WESTLAKE VILLAGE, Calif. >> Google, so far, has won the search engine wars. Now it wants to target international crime, including Mexico’s powerful drug cartels.

Eric Schmidt, Google Inc.’s executive chairman, has taken a keen interest in Mexico, where more than than 47,500 people have been killed in drug-related violence since President Felipe Calderón launched an offensive against the cartels in 2006. Schmidt recently visited most of Mexico’s most violent cities, Ciudad Juarez, where civic leaders asked if he could help.
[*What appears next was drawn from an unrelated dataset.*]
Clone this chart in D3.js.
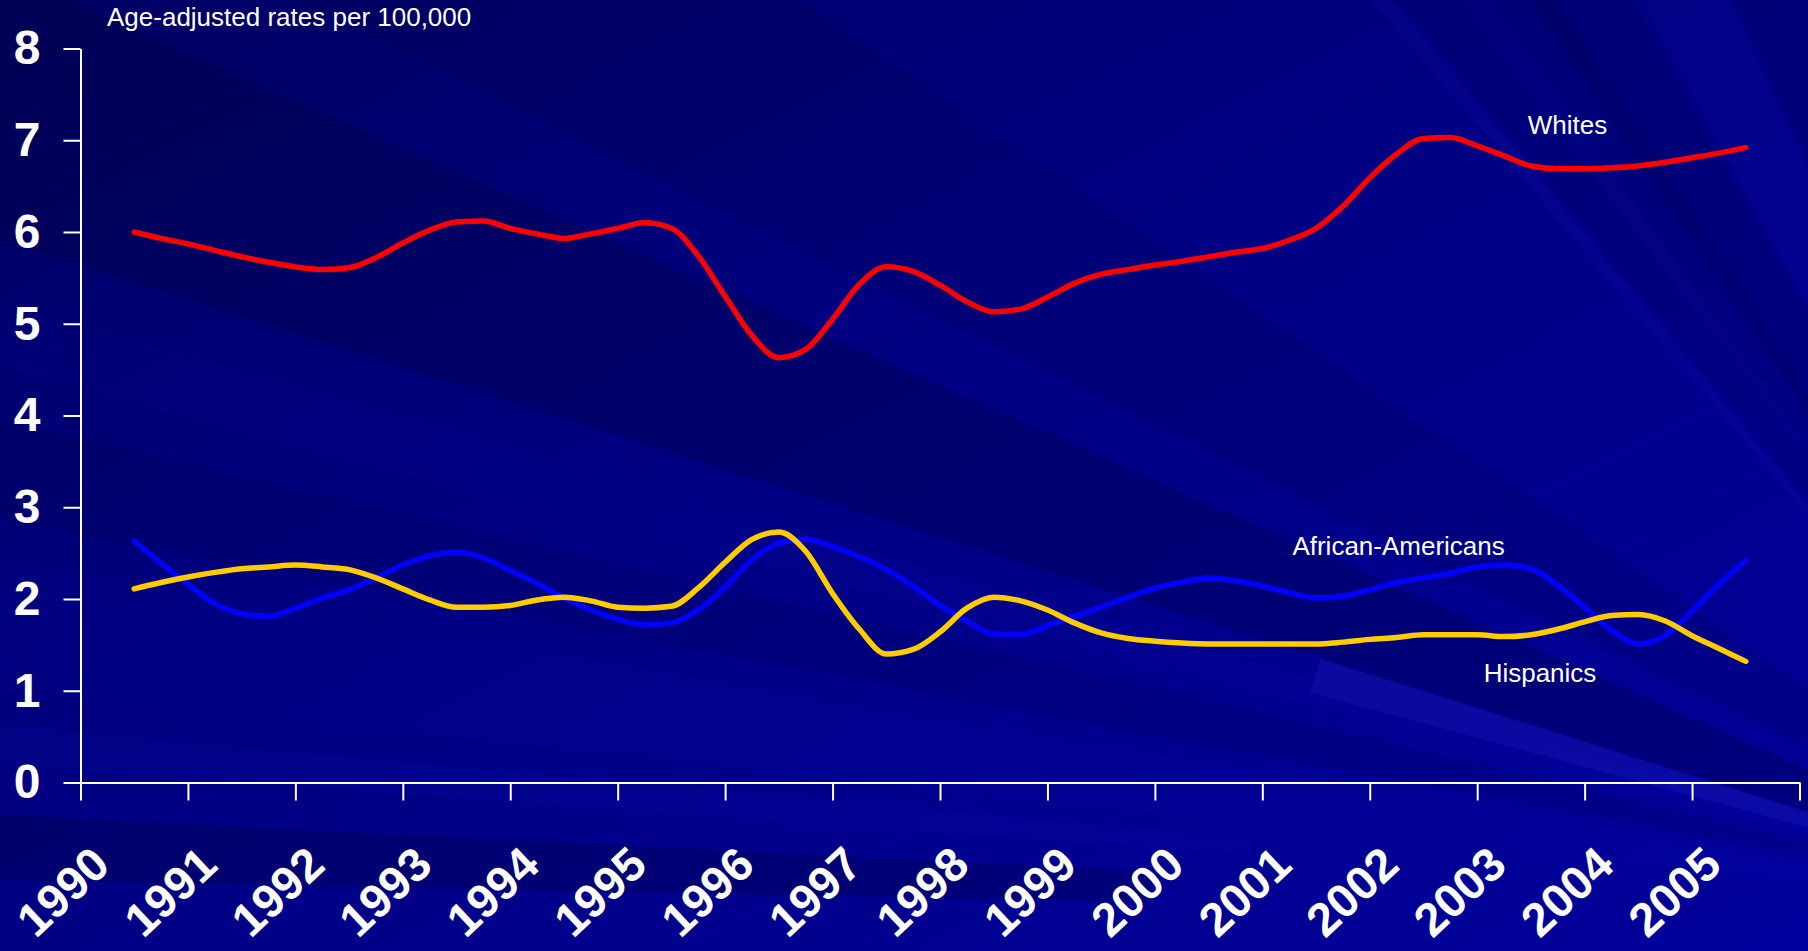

“Defeated, helpless, these people have been so hardened in their experience with cartels that they have lost battles and they have lost hope,” Schmidt told a conference on international crime this week. “They were looking for a universal hammer to protect them. For me the answer was obvious. It was technology,” d.

Experts told the conference that Mexico’s cartels often use more sophisticated technology than law enforcement. Cartel assets include mapping software that tracks the location of police from high-tech control rooms; remote control submarines; and military grade rocket launchers.

Drug-dealing organizations can intercept satellite feeds, including images broadcast by intelligence agency drones. They run money laundering networks that handle an estimated $25 billion a year in drug profits.

“It’s a technological arms race, and at this moment they’re winning,” said Marc Goodman, founder of Future Crimes, who studies the nexus of technology and transnational crime. “But there’s never been an operating system that hasn’t been hacked.”

Google’s immense intelligence assets can be brought to bear on the cartels, Schmidt suggested.

Google’s ideas include creating a network so citizens can safely report cartel activity without fear of retribution. It wants to make sharing real-time intelligence easier among police in different regions. It can identify how individuals are connected to each other, to bank accounts and even to corrupt government officials. It can create community Web platforms for citizens to share information and name and shame criminals.

Talk also addressed human and arms trafficking, exploitation of child soldiers, and airport and seaport security.